Reproduce all the lines below exactly and omit the images.

Dataset extract:
○ ○ ○ ○ ○ ○ ○
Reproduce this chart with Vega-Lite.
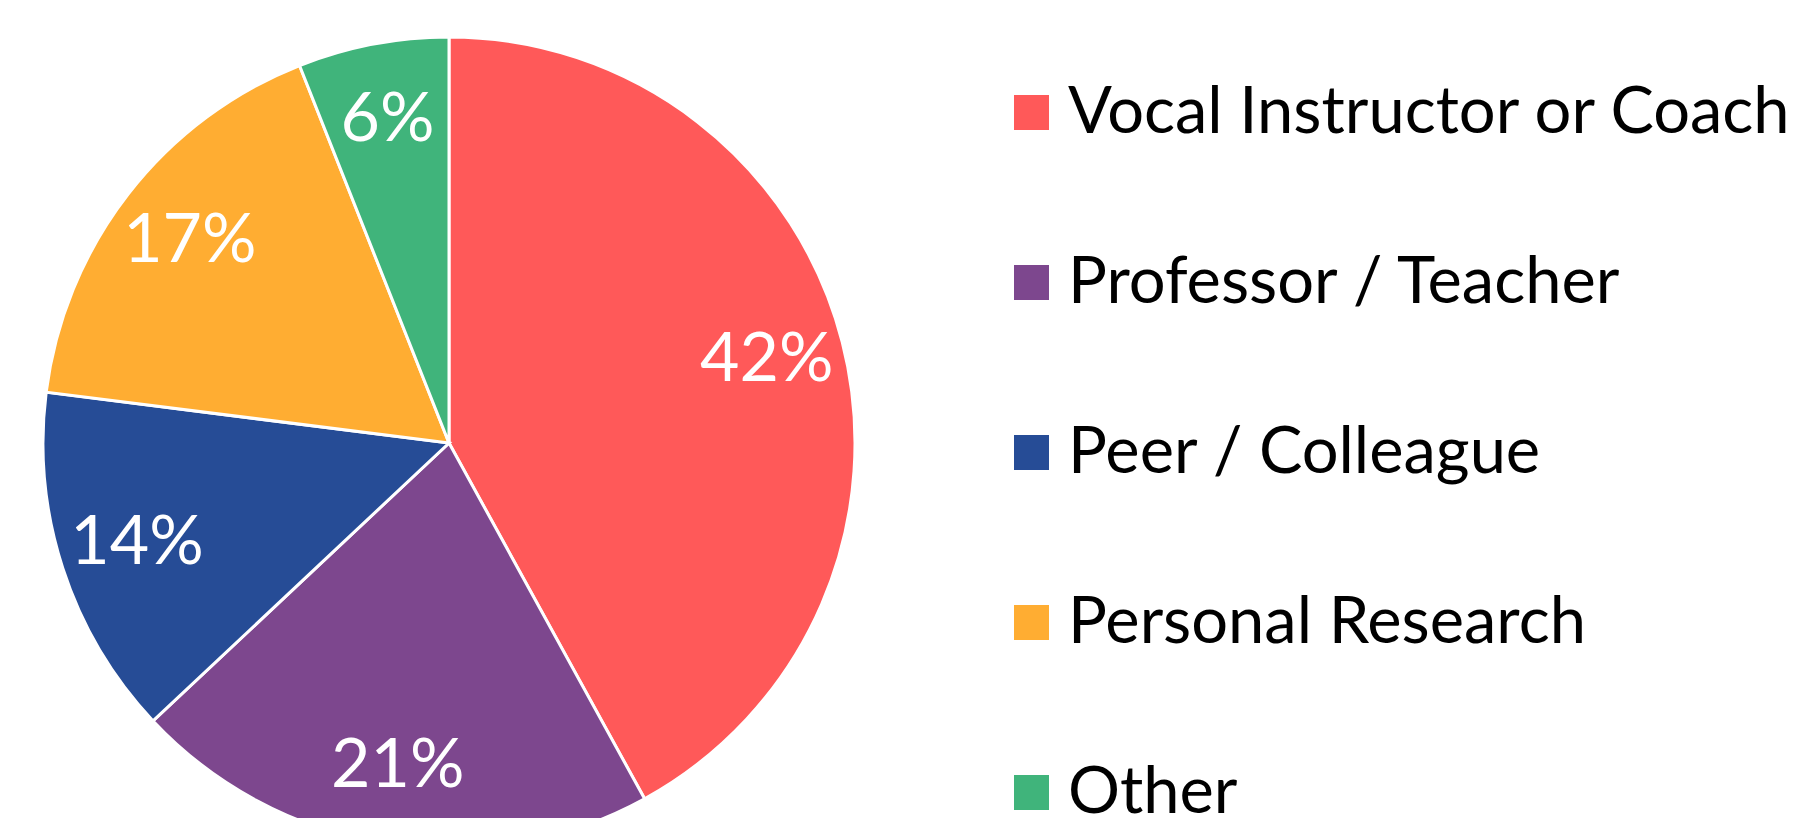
{
  "$schema": "https://vega.github.io/schema/vega-lite/v6.json",
  "width": 898,
  "height": 886,
  "padding": 0,
  "background": "white",
  "config": {"view": {"stroke": null}},
  "data": {
    "values": [
      {"idx": 1, "source": "Vocal Instructor or Coach", "share": 0.42},
      {"idx": 2, "source": "Professor / Teacher", "share": 0.21},
      {"idx": 3, "source": "Peer / Colleague", "share": 0.14},
      {"idx": 4, "source": "Personal Research", "share": 0.17},
      {"idx": 5, "source": "Other", "share": 0.06}
    ]
  },
  "encoding": {
    "theta": {"field": "share", "type": "quantitative", "stack": true},
    "order": {"field": "idx", "type": "quantitative"}
  },
  "layer": [
    {
      "mark": {"type": "arc", "outerRadius": 406, "stroke": "white", "strokeWidth": 3},
      "encoding": {
        "color": {
          "field": "source",
          "type": "nominal",
          "scale": {
            "domain": ["Vocal Instructor or Coach", "Professor / Teacher", "Peer / Colleague", "Personal Research", "Other"],
            "range": ["#FF5959", "#7D478E", "#264C96", "#FFAD32", "#40B47B"]
          },
          "legend": {
            "title": null,
            "orient": "none",
            "legendX": 999,
            "legendY": 80,
            "symbolType": "square",
            "symbolSize": 1225,
            "symbolStrokeWidth": 0,
            "labelFont": "Lato",
            "labelFontSize": 65,
            "labelColor": "black",
            "labelOffset": 4,
            "rowPadding": 104,
            "labelLimit": 900
          }
        }
      }
    },
    {
      "mark": {"type": "text", "radius": 328, "font": "Lato", "fontSize": 68, "color": "white"},
      "encoding": {
        "text": {"field": "share", "type": "quantitative", "format": ".0%"}
      }
    }
  ]
}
○ ○ ○ ○ ○ ○ ○
Written answer:
Reproduce this chart with Vega-Lite.
{
  "$schema": "https://vega.github.io/schema/vega-lite/v6.json",
  "width": 898,
  "height": 886,
  "padding": 0,
  "background": "white",
  "config": {"view": {"stroke": null}},
  "data": {
    "values": [
      {"idx": 1, "source": "Vocal Instructor or Coach", "share": 0.42},
      {"idx": 2, "source": "Professor / Teacher", "share": 0.21},
      {"idx": 3, "source": "Peer / Colleague", "share": 0.14},
      {"idx": 4, "source": "Personal Research", "share": 0.17},
      {"idx": 5, "source": "Other", "share": 0.06}
    ]
  },
  "encoding": {
    "theta": {"field": "share", "type": "quantitative", "stack": true},
    "order": {"field": "idx", "type": "quantitative"}
  },
  "layer": [
    {
      "mark": {"type": "arc", "outerRadius": 406, "stroke": "white", "strokeWidth": 3},
      "encoding": {
        "color": {
          "field": "source",
          "type": "nominal",
          "scale": {
            "domain": ["Vocal Instructor or Coach", "Professor / Teacher", "Peer / Colleague", "Personal Research", "Other"],
            "range": ["#FF5959", "#7D478E", "#264C96", "#FFAD32", "#40B47B"]
          },
          "legend": {
            "title": null,
            "orient": "none",
            "legendX": 999,
            "legendY": 80,
            "symbolType": "square",
            "symbolSize": 1225,
            "symbolStrokeWidth": 0,
            "labelFont": "Lato",
            "labelFontSize": 65,
            "labelColor": "black",
            "labelOffset": 4,
            "rowPadding": 104,
            "labelLimit": 900
          }
        }
      }
    },
    {
      "mark": {"type": "text", "radius": 328, "font": "Lato", "fontSize": 68, "color": "white"},
      "encoding": {
        "text": {"field": "share", "type": "quantitative", "format": ".0%"}
      }
    }
  ]
}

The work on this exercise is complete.